NERC released its 2022 State of Reliability report in July, underlining the major challenges it sees facing the electric grid. While this is post is not intended to be a complete summary of the report, it highlights the major drivers, and you can find more information here:
https://www.nerc.com/pa/RAPA/PA/Performance%20Analysis%20DL/NERC_SOR_2022.pdfÂ
In 2021, the top 10 most severe grid misoperations were caused by extreme weather, highlighting the challenges we will face as we transition away from fossil generation and integrate the forecasted 500GW of solar and 400 GW of wind generation on the US power system over the next 10 years. In order to accomplish this shift, the report highlights the need to:
- Invest in natural gas as a bridge resource, modeling both plausible and extreme natural gas disruptions,
- Focus on reliably integrating inverter-based resources,
- Resolve the major permitting challenges present in building transmission lines,
- Build significantly more interregional transmission to enable different regions of the country to share power when grid conditions become tight,
- Stay ahead of the "relentlessly" evolving cybersecurity risks.
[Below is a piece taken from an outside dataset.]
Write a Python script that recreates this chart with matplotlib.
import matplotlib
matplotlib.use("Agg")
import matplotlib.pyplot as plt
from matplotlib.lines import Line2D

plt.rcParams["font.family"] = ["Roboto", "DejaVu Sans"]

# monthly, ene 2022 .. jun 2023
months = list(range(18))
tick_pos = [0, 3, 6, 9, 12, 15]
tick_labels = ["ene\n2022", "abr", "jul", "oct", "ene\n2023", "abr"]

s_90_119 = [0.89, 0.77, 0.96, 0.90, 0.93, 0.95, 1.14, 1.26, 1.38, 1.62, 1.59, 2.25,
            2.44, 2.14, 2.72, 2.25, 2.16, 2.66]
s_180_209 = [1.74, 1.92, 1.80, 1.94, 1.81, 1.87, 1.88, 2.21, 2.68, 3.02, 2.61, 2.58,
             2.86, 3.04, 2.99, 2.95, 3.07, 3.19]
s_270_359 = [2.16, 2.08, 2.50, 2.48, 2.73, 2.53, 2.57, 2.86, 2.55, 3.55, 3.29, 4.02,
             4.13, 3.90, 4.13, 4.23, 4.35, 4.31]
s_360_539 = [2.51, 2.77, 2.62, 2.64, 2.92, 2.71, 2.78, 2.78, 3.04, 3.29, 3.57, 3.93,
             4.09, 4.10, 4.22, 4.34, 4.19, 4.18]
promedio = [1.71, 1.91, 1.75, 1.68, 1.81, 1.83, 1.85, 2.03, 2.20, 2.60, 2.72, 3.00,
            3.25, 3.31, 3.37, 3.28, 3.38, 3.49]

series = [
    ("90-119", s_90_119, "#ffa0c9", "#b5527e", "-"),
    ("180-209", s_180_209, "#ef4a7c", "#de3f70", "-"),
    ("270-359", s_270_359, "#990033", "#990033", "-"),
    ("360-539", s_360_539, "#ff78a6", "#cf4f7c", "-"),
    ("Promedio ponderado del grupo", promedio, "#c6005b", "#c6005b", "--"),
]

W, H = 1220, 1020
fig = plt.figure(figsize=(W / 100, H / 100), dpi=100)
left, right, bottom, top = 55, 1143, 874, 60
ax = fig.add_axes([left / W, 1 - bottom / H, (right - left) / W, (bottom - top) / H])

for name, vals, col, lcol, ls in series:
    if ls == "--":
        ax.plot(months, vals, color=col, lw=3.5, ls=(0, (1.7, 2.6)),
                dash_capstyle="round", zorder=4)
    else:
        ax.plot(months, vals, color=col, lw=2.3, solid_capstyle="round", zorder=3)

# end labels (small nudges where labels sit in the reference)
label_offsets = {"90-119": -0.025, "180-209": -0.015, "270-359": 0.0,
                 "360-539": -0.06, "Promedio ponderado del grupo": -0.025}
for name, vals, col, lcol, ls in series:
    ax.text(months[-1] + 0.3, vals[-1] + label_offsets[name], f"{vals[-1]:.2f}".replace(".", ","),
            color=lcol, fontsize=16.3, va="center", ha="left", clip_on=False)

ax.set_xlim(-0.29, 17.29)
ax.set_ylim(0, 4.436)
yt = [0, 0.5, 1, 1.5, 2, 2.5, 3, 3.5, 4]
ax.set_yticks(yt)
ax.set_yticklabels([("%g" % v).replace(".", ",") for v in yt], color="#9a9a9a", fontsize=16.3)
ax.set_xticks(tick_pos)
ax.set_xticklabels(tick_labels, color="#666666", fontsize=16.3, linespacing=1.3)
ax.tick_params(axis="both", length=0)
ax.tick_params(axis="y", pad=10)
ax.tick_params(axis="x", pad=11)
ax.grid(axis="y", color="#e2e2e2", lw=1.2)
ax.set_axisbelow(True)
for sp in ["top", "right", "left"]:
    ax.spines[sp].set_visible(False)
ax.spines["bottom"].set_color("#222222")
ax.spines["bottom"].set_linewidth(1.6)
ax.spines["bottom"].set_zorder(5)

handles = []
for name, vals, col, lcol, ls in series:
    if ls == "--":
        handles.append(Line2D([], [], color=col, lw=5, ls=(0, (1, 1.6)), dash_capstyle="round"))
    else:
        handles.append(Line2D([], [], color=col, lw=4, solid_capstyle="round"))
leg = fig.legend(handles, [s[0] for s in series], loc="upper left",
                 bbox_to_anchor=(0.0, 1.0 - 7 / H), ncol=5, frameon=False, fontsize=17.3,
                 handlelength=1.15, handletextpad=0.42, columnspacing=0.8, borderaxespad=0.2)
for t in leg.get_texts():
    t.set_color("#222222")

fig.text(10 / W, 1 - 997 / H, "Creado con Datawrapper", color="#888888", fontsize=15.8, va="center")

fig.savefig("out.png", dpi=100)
The complexities that lie ahead for operators of the bulk electric system continue to expand - predicting Mother Nature's extreme events, incorporating changing fuel sources, and anticipating cybersecurity threats, all while building out a transmission system that has 2-3 times today's capacity. To be sure, these are challenges, but this is also a very exciting time to be in an industry undergoing such significant transformation.